Collision Resolution with Nested Hash Tables

Thu, Feb 16, 2017

Collision resolution

Hash collisions in hash tables are unevitable, and therefore every proper implementation needs a form of collision resolution. Collision resolution is the name of the class of algorithms and techniques used to organize and resolve the case where two entries in the table hash to the same bucket.

It turns out that the choice and implementation of collision resolution is absolutely critical for the performance of the table, because while hash tables are often mistaken for having $O(1)$ lookups, they do in reality and theory have a sligthly more complicated behavior.

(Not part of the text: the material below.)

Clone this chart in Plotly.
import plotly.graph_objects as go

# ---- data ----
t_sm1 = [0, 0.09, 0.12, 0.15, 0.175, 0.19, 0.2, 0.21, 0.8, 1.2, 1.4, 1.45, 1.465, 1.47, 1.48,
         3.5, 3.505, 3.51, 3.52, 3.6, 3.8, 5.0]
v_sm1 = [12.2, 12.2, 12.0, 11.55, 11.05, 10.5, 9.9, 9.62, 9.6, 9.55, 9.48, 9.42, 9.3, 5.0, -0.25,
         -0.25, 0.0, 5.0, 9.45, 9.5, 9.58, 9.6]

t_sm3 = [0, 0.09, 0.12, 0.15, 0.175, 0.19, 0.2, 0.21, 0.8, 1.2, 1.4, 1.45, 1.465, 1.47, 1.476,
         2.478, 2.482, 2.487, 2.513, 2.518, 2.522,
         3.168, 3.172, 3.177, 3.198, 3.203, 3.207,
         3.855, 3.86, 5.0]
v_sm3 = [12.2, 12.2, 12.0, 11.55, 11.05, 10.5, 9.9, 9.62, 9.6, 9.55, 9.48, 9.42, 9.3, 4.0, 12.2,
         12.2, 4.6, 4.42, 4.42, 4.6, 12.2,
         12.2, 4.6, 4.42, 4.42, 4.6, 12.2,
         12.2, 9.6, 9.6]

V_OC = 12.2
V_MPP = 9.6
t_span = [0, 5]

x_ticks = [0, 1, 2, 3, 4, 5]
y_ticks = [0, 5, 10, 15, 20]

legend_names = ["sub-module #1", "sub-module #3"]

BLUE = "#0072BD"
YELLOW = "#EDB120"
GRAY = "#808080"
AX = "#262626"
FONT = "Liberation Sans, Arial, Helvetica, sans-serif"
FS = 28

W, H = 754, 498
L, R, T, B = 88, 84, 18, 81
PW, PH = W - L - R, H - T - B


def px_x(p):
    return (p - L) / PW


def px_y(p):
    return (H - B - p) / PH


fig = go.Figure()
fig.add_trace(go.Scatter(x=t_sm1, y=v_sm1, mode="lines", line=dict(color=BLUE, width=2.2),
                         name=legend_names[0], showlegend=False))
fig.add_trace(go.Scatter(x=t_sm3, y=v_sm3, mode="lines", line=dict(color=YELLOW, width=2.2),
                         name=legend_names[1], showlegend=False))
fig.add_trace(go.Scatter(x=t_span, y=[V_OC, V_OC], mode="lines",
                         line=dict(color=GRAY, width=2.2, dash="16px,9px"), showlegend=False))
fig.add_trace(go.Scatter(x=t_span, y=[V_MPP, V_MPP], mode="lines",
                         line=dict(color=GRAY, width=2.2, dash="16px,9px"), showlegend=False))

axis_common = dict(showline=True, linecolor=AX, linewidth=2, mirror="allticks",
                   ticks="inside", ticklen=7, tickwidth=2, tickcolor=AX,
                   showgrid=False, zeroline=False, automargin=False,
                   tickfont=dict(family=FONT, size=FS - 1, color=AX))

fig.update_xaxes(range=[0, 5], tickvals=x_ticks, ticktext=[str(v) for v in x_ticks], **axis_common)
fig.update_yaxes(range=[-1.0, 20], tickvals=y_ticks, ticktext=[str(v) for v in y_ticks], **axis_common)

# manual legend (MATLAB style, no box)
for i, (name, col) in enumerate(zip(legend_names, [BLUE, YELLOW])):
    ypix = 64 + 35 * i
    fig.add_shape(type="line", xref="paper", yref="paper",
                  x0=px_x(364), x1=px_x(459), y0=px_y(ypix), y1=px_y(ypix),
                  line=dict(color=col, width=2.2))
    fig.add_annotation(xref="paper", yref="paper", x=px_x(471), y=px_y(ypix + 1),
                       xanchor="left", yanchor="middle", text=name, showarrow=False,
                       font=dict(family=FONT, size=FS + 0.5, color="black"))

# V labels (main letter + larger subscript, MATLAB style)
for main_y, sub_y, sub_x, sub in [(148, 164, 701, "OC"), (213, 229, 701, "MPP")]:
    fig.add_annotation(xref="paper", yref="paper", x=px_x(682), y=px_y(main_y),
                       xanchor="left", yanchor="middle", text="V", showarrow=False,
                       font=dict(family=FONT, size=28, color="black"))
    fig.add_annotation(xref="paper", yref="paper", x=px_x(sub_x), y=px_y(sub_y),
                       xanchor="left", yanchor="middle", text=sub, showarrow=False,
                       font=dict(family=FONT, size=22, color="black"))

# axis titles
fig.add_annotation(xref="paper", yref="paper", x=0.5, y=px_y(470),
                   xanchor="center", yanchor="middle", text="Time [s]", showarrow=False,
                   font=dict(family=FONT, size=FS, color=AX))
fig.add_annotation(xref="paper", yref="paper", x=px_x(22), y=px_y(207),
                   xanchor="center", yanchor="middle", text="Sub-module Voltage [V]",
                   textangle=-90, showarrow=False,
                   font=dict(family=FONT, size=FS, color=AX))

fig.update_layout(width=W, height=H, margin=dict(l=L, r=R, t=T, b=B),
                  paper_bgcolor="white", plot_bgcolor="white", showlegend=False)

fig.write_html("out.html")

There are really two big competing families of algorithms of resolving collisions:

Open addressing: This keeps all entries in the bucket array, but applies some way of finding a new bucket if the ideal one is occupied. To keep the load factor low, they generally reallocate before they get full. This is an OK solution when doing things in-memory, but on-disk this absolutely sucks, since you potentially have millions of entries. If you plot the lookup time over the number of entries, it will look like an increasing line, which suddenly peaks and then falls, with the peaks getting more and more uncommon. This rather complex performance behavior can also make them unfit for certain purposes.
Chaining: This uses some structure for storing multiple entries in a bucket. Often through B-trees or linked lists.

In this post, we will look at chaining.

Nested tables

What if we used another hash table for multi-entry buckets?

The idea is that we have some sequence of independent (this is a very important invariant) hash functions $\{h_n(x)\}$ , and the root table uses hash function $h_0(k)$ to assign a bucket to key $k$ . If the entry is empty, the value is simply inserted there and the bucket's tag is set to "single".

If however the bucket already has at least one entry, it will be inserted into a hash table, placed in said bucket, and the bucket where the entry will be (in the new hash table) is determined by $h_1(k)$ .

This process ( $h_0(k)$ , $h_1(k)$ , $h_2(k)$ ...) repeats until a free bucket is found.

This seems like a pretty obvious thing, but when you think about it it has some interesting properties for block-based on-disk structures, as we will discuss later.

Analysis

The analysis is pretty simple: If the hash functions are sufficiently good and independent, the space usage has a (amortized) linear upper-bound.

The lookup speed is perhaps more important than the space, and it is in many ways similar to B+ trees, except that this is simpler and perhaps faster. Both have logarithmic complexity of lookups, and more importantly, the base of the logarithm is usually pretty high (although it depends on the choice of default table size).

Block-based on-disk storage

Because block-based storage is so convenient, it is used in many database systems and file systems. It is one of the reasons B+ trees is such a popular indexing method.

In particular, if a single block can store N pointers, we can simply let one table have N buckets, meaning there is no waste of space.

Compared to B+ trees, there is a pretty clear advantage in the case of dynamically sized keys, since comparing requires loading, which is generally a very expensive task. Hashing on the other hand is easy, and never requires any comparison (with the exception of the last table, perhaps¹).

¹it is popular to use cryptographic fingerprints to avoid the inconvenience of arbitrary-sized keys.